Version control: The file-naming and handling conventions intended to prevent earlier versions of documents from being used in place of the current version, and to prevent two people from working on a document in parallel, creating two versions that must then be reconciled at great waste of time and loss of sense of humour.
Rule #1 for preventing version control problems is this:
Have clear, simple rules for identifying versions.
Why is this the first rule? Because you can’t control versions unless you can tell them apart. Here’s how to make it easy to do that, no matter what your work situation is.
On a shared document site that records upload data (date, time, person, comments) and (maybe) archives old versions automatically, do nothing more with file names. Train people to get in the habit of checking that information, and keep your file names as clean as possible. If you have a “checked out” file status available, use it. It won’t completely stop people from downloading a file that someone else is working on, but it will slow the traffic considerably.
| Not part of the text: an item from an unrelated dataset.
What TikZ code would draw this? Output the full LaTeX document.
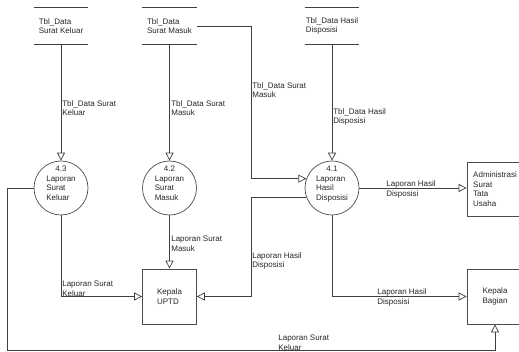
\documentclass[tikz,border=0pt]{standalone}
\usepackage{fontspec}
\setmainfont{Liberation Sans}
\usetikzlibrary{arrows.meta}
\tikzset{
>={Triangle[open,length=8pt,width=8pt]},
proses/.style={circle,draw=black!70,minimum size=54pt,inner sep=0pt},
entitas/.style={rectangle,draw=black!70,minimum width=56pt,minimum height=54pt,inner sep=0pt,align=left},
simpan/.style={minimum width=54pt,minimum height=36pt,inner sep=0pt,align=left},
isi/.style={inner sep=0pt},
ket/.style={inner sep=0pt,align=left,anchor=west},
aliran/.style={->,draw=black!75,line width=0.7pt}}

\begin{document}
\begin{tikzpicture}[x=1pt,y=-1pt,font=\fontsize{8}{9.5}\selectfont,text=black!85,line width=0.7pt]

\useasboundingbox (0,0) rectangle (519,352);
\clip (0,0) rectangle (519,352);

% data store
\node[simpan] (s1) at (61,26) {Tbl\_Data\\Surat Keluar};
\node[simpan] (s2) at (169.5,26) {Tbl\_Data\\Surat Masuk};
\node[simpan] (s3) at (332,26) {Tbl\_Data Hasil\\Disposisi};

\draw[black!75] (s1.north west) -- (s1.north east) (s1.south west) -- (s1.south east);
\draw[black!75] (s2.north west) -- (s2.north east) (s2.south west) -- (s2.south east);
\draw[black!75] (s3.north west) -- (s3.north east) (s3.south west) -- (s3.south east);

% proses
\node[proses] (p43) at (61,188) {};
\node[proses] (p42) at (169.5,188) {};
\node[proses] (p41) at (332,188) {};

\node[isi] (t43) at (61,184) {\begin{tabular}{@{}l@{}}\multicolumn{1}{@{}c@{}}{4.3}\\Laporan\\Surat\\Keluar\end{tabular}};
\node[isi] (t42) at (169.5,184) {\begin{tabular}{@{}l@{}}\multicolumn{1}{@{}c@{}}{4.2}\\Laporan\\Surat\\Masuk\end{tabular}};
\node[isi] (t41) at (332,184) {\begin{tabular}{@{}l@{}}\multicolumn{1}{@{}c@{}}{4.1}\\Laporan\\Hasil\\Disposisi\end{tabular}};

% entitas
\node[entitas,minimum width=54pt,minimum height=55pt] (uptd) at (169.5,296.5) {Kepala\\UPTD};
\node[entitas] (adm) at (495,189) {Administrasi\\Surat\\Tata\\Usaha};
\node[entitas,minimum height=55pt] (kb) at (495,296.5) {Kepala\\Bagian};

\coordinate (b1) at (251,26);
\coordinate (b2) at (7,350);

% aliran data
\draw[aliran] (s1.south) -- (p43.north);
\draw[aliran] (s2.south) -- (p42.north);
\draw[aliran] (s3.south) -- (p41.north);
\draw[aliran] (s2.east) -- (b1) |- (p41.160);
\draw[aliran] (p43.south) |- (uptd.west);
\draw[aliran] (p42.south) -- (uptd.north);
\draw[aliran] (p41.200) -- (p41.200 -| b1) |- (uptd.east);
\draw[aliran] (p41.east) -- (p41.east -| adm.west);
\draw[aliran] (p41.south) |- (kb.west);
\draw[aliran] (p43.west) -| (b2) -| (kb.south);

\node[ket] (k1) at (62,108) {Tbl\_Data Surat\\Keluar};
\node[ket] (k2) at (171,108) {Tbl\_Data Surat\\Masuk};
\node[ket] (k3) at (252,90) {Tbl\_Data Surat\\Masuk};
\node[ket] (k4) at (333,117) {Tbl\_Data Hasil\\Disposisi};
\node[ket] (k5) at (62,288.5) {Laporan Surat\\Keluar};
\node[ket] (k6) at (171,243.5) {Laporan Surat\\Masuk};
\node[ket] (k7) at (252,261) {Laporan Hasil\\Disposisi};
\node[ket] (k8) at (386,189.5) {Laporan Hasil\\Disposisi};
\node[ket] (k9) at (377,297.5) {Laporan Hasil\\Disposisi};
\node[ket] (k10) at (278,342.5) {Laporan Surat\\Keluar};

\end{tikzpicture}
\end{document}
On a shared drive or on separate drives connected only by email, do three things:
- Have one person name all the files using the same protocol (down to the spacing) so they’ll sort in a human-readable order (that’s where “Section 20” follows “Section 19” in the list, not “Section 2”). Again, anything that helps people find a file (or, perhaps more to the point, not overlook it) supports version control.
- Use a single, simple identifier of the version (like a “v” appended to the file name), with a running count.
- Add the initials of the last person to work on a file after the version identifier. But isn’t that redundant? Even messy? Yup. But someone, somewhere, somewhen, will not remember to increment the version number, but will remember to add their initials. The certainty of which version you’re looking at is worth that slight inelegance and redundancy.